Lázaro nunca mais voltou da temporada no Rio de Janeiro. "Nos primeiros dois anos minha idéia não era me mudar definitivamente, mas fui ficando. Vivi de hotel em hotel a cada trabalho que aparecia, dividi apartamento com amigos. Em 2003, caiu a ficha de que eu não iria mais voltar, e finalmente aluguei uma casa", lembra. A amizade de fé que nasceu com "A Máquina" continua firme. Lázaro é padrinho de Bem, 2, o filho de Wagner Moura. "Mantivemos uma tradição baiana de nos visitar sempre. E felizmente trabalhamos juntos às vezes."
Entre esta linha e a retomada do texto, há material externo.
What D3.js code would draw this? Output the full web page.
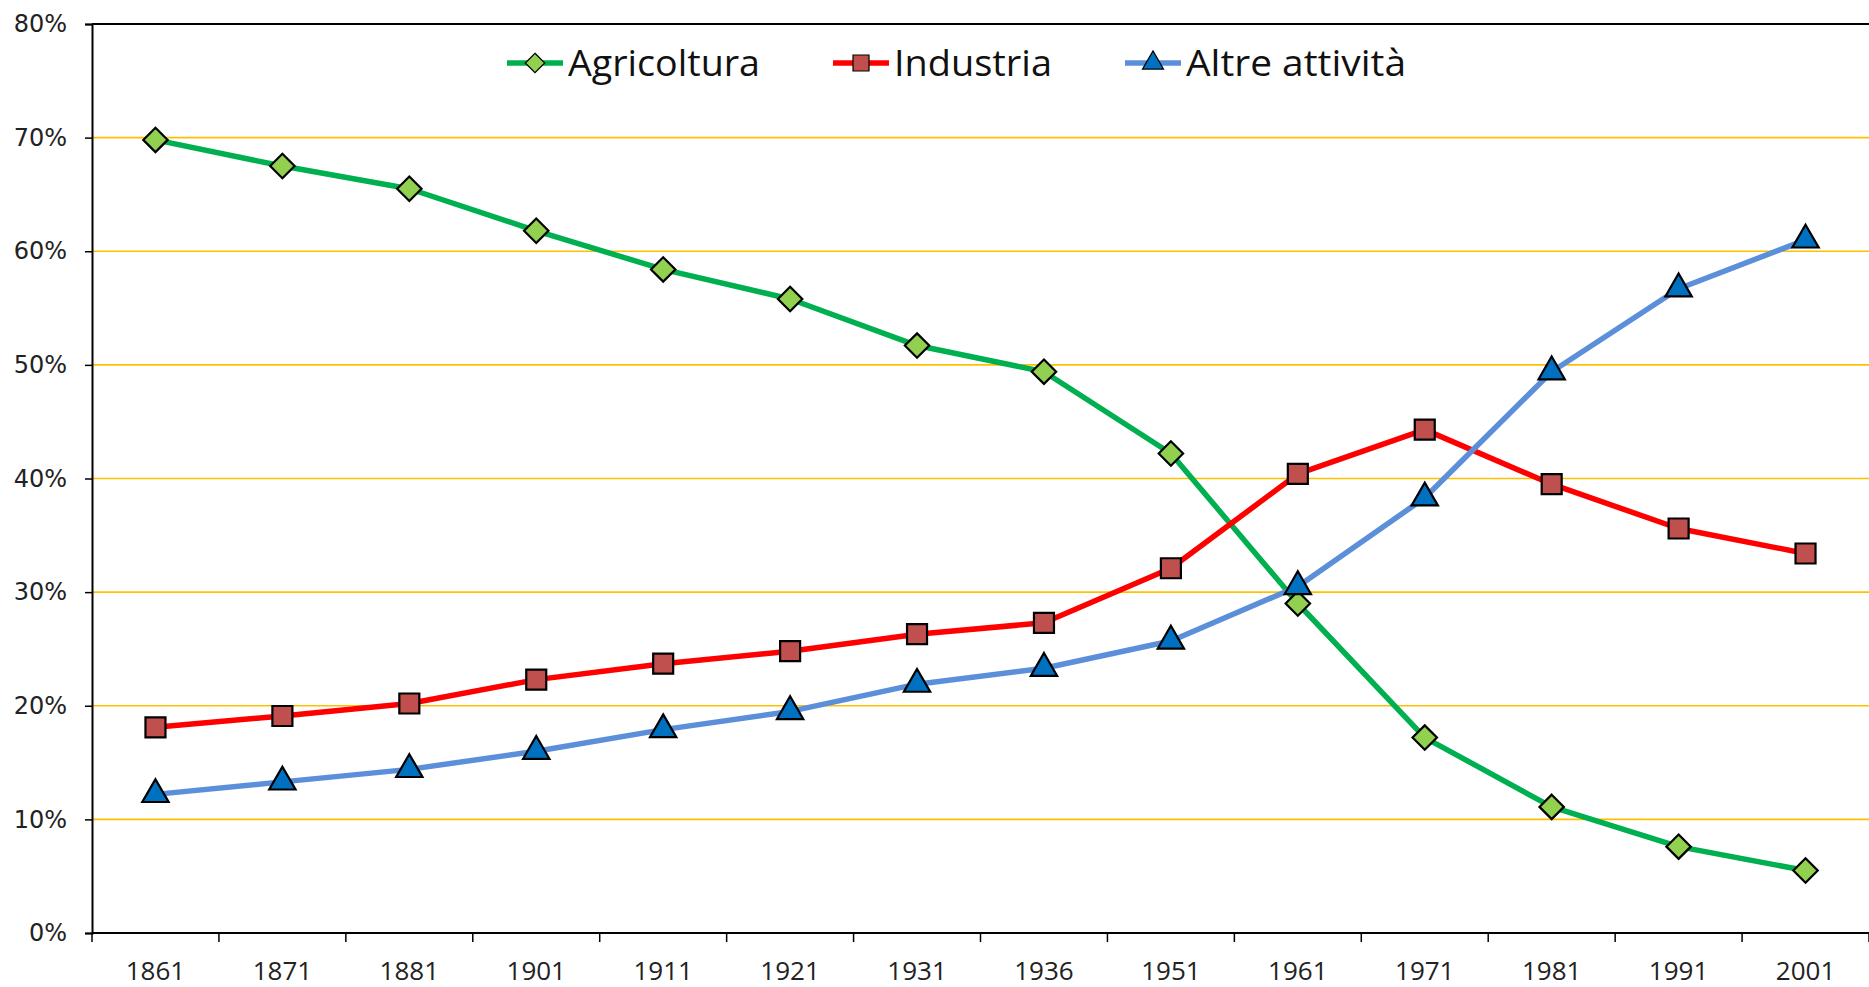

Lázaro já fez mais de 15 filmes, 30 peças, duas novelas. No filme "Ó Paí, Ó", em que interpreta o herói romântico, o aspirante a cantor Roque, Wagner aparece como Boca, um trambiqueiro esquisitão. Só Roque volta para a série, agora em versão pop star. Adorado pela comunidade, ele começa a fazer sucesso e conta com a torcida de todos os moradores do Pelourinho, onde um animado cortiço é o cenário dos seis episódios. Baseados em histórias reais do centro histórico de Salvador, os personagens foram adaptados da montagem teatral para o cinema e para a TV. "Roque mistura três figuras da peça: Severino, gari fã do Roberto Carlos; o militante da causa negra Marcelo; e Mary Star, 'melristar' no sotaque baianês, cantora do interior que sonha em entrar num bloco afro."
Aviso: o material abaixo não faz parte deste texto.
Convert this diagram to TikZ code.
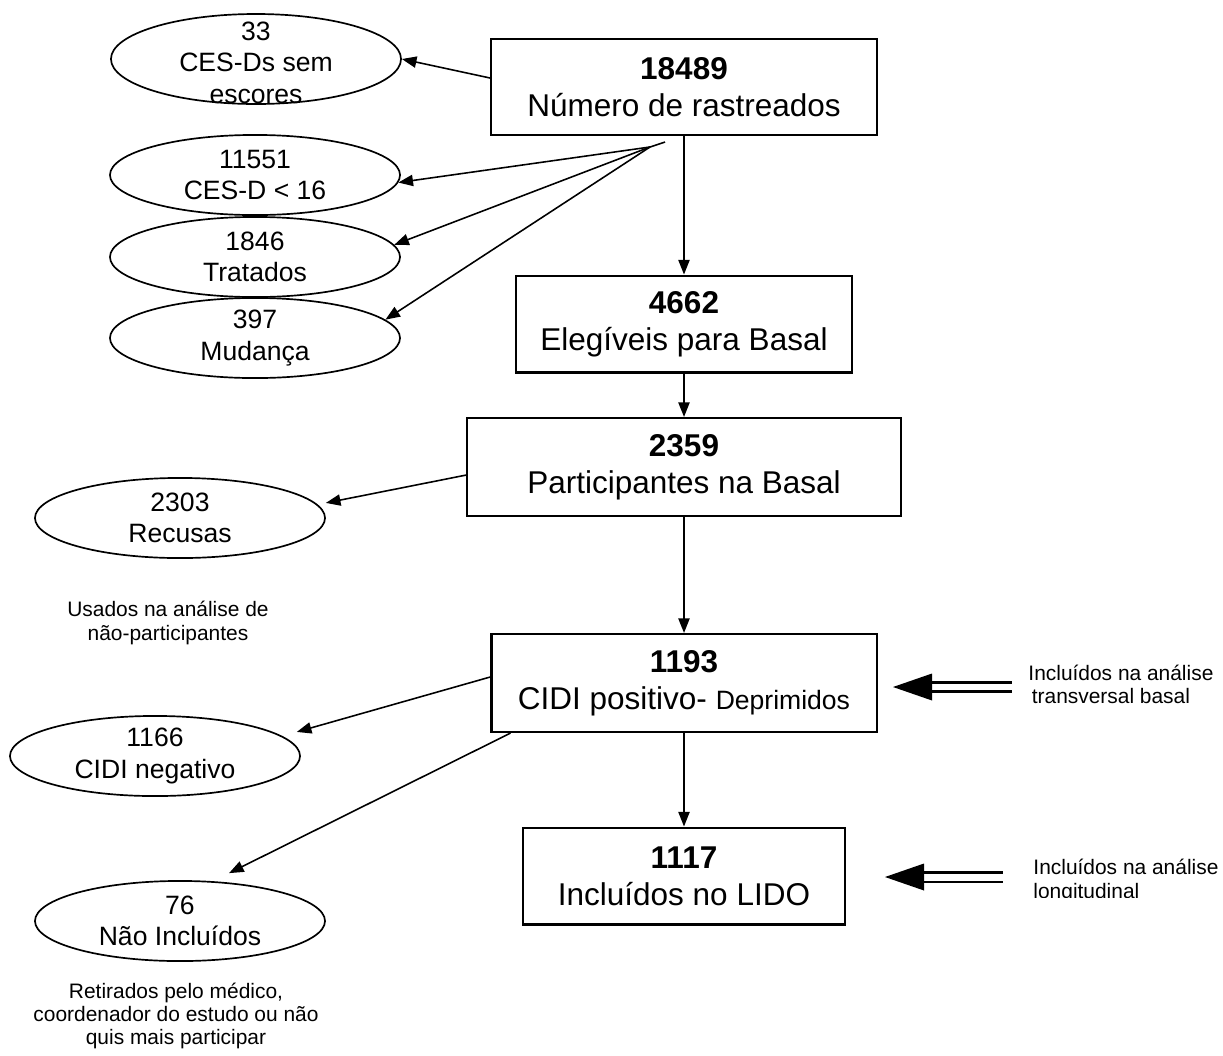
\documentclass[tikz,border=0pt]{standalone}
\usepackage{fontspec}
\setmainfont{Liberation Sans}
\usetikzlibrary{arrows.meta,positioning,shapes.geometric}

\tikzset{
  caixa/.style={draw, line width=0.9pt, align=center, inner sep=0pt,
    font=\fontsize{14}{16.4}\selectfont},
  elipse/.style={draw, ellipse, line width=0.75pt, inner sep=0pt,
    minimum width=128.9pt, minimum height=35.6pt},
  rotulo/.style={align=center, inner sep=0pt, font=\fontsize{11.8}{14}\selectfont},
  nota/.style={align=center, inner sep=0pt, font=\fontsize{9.3}{10.3}\selectfont},
  seta/.style={-{Triangle[length=6.5pt,width=5pt]}, line width=0.7pt},
  dupla/.style={double, double distance=3.1pt, line width=1.33pt},
}

\begin{document}
\begin{tikzpicture}[x=0.4444pt,y=-0.4444pt]
\useasboundingbox (0,0) rectangle (1223,1055);
% caixas do fluxo principal
\node[caixa, minimum width=171.5pt, minimum height=42.7pt] (rast) at (684,87) {\textbf{18489}\\Número de rastreados};
\node[caixa, minimum width=149.3pt, minimum height=43.1pt] (eleg) at (684,324) {\textbf{4662}\\Elegíveis para Basal};
\node[caixa, minimum width=192.9pt, minimum height=43.6pt] (part) at (684,467) {\textbf{2359}\\Participantes na Basal};
\node[caixa, minimum width=171.1pt, minimum height=43.6pt] (cidi) at (684,683) {\textbf{1193}\\CIDI positivo- {\fontsize{11.8}{14}\selectfont Deprimidos}};
\node[caixa, minimum width=143.1pt, minimum height=43.1pt] (lido) at (684,876) {\textbf{1117}\\Incluídos no LIDO};
% elipses das exclusoes
\node[elipse, minimum height=40pt,
  label={[rotulo, yshift=-1.5pt]center:33\\CES-Ds sem\\escores}] (e33) at (256,59) {};
\foreach \n/\x/\y/\txt in {e11551/255/175/{11551\\CES-D < 16},
    e1846/255/257/{1846\\Tratados}, e397/255/338/{397\\Mudança},
    erec/180/518/{2303\\Recusas}, eneg/155/756/{1166\\CIDI negativo},
    enao/180/921/{76\\Não Incluídos}}
  \node[elipse, label={[rotulo]center:\txt}] (\n) at (\x,\y) {};
% notas
\node[nota] (usados) at (168,623) {Usados na análise de\\não-participantes};
\node[nota] (retirados) at (176,1016) {Retirados pelo médico,\\coordenador do estudo ou não\\quis mais participar};
\node[nota, align=left, anchor=west] (inclA) at (1028,684) {Incluídos na análise\\\hspace*{1.5pt}transversal basal};
\begin{scope}
  \clip (1000,840) rectangle (1223,897);
  \node[nota, align=left, anchor=west] (inclB) at (1033,881) {Incluídos na análise\\longitudinal};
\end{scope}
% setas
\draw[seta] ([yshift=4pt]rast.west) -- (e33.east);
\coordinate (leque) at (650,147);
\coordinate (lequeb) at (665,142);
\draw[line width=0.7pt] (lequeb) -- (leque);
\foreach \e/\a in {e11551/357, e1846/5, e397/8}
  \draw[seta] (leque) -- (\e.\a);
\draw[seta] (rast) -- (eleg);
\draw[seta] (eleg) -- (part);
\draw[seta] (part) -- (cidi);
\draw[seta] (cidi) -- (lido);
\draw[seta] ([yshift=-3.6pt]part.west) -- ([yshift=6.7pt]erec.east);
\draw[seta] ([yshift=2.7pt]cidi.west) -- ([xshift=-1.8pt,yshift=10.7pt]eneg.east);
\draw[seta] ([xshift=8.9pt]cidi.south west) -- ([xshift=21.8pt,yshift=3.1pt]enao.north);
% setas duplas
\coordinate (pontaA) at (893,687);
\coordinate (fimA) at (1012,687);
\coordinate (pontaB) at (885,877);
\coordinate (fimB) at (1003,877);
\foreach \p/\f in {pontaA/fimA, pontaB/fimB}{
  \draw[dupla] ([xshift=16pt]\p) -- (\f);
  \fill (\p) -- ++(39,-13.5) -- ++(0,27) -- cycle;
}
\end{tikzpicture}
\end{document}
Em tom de brincadeira, Lázaro ensina uma lição que aprendeu na vida profissional. "Há que se mudar o penteado a cada novo papel. O cabelo é o único recurso do ator", ri ele, repetindo a piada que contou para Jorge Furtado nos bastidores do filme "Saneamento ?Básico", e que o diretor ali mesmo aproveitou, transformando em fala da personagem de Camila Pitanga. Os atuais "dreadlocks" existem desde agosto, quando Lázaro se despiu do Roque.

BLACK IS BEAUTIFUL

Lázaro Ramos tem duas convicções na vida. Uma é ser ator. A outra é ser um ator negro. Quando entrou para o Bando de Teatro do Olodum, em 1994, numa seleção na qual 200 candidatos concorriam a cinco vagas, ele encontrou mais do que um grupo de teatro. "Eu era garoto ainda, mas já buscava minha identidade, ouvia Caetano e Geraldo Vandré. Nunca fui baixinho da Xuxa", diz. "De cara, identifiquei-me com o discurso do grupo de atores criado em 1990 para fugir do estereótipo e modificar a representatividade do negro na dramaturgia. As montagens buscavam entretenimento e reflexão, falávamos no palco dos assuntos que queríamos discutir. Ainda me sinto parte do grupo", conta. Nas próximas seis semanas, ele de fato fará: divide a cena com atores do Bando na série de TV ?"Ó Paí, Ó", os mesmos com quem contracenou no filme de 2007.

No teatro Villa-Lobos, no Rio, estão em cartaz até 22 de dezembro quatro montagens do Bando de Teatro do Olodum: "Sonho de Uma Noite de Verão", "Ó Paí, Ó", "Cabaré da Raça" e "Áfricas", primeiro espetáculo infantil do grupo.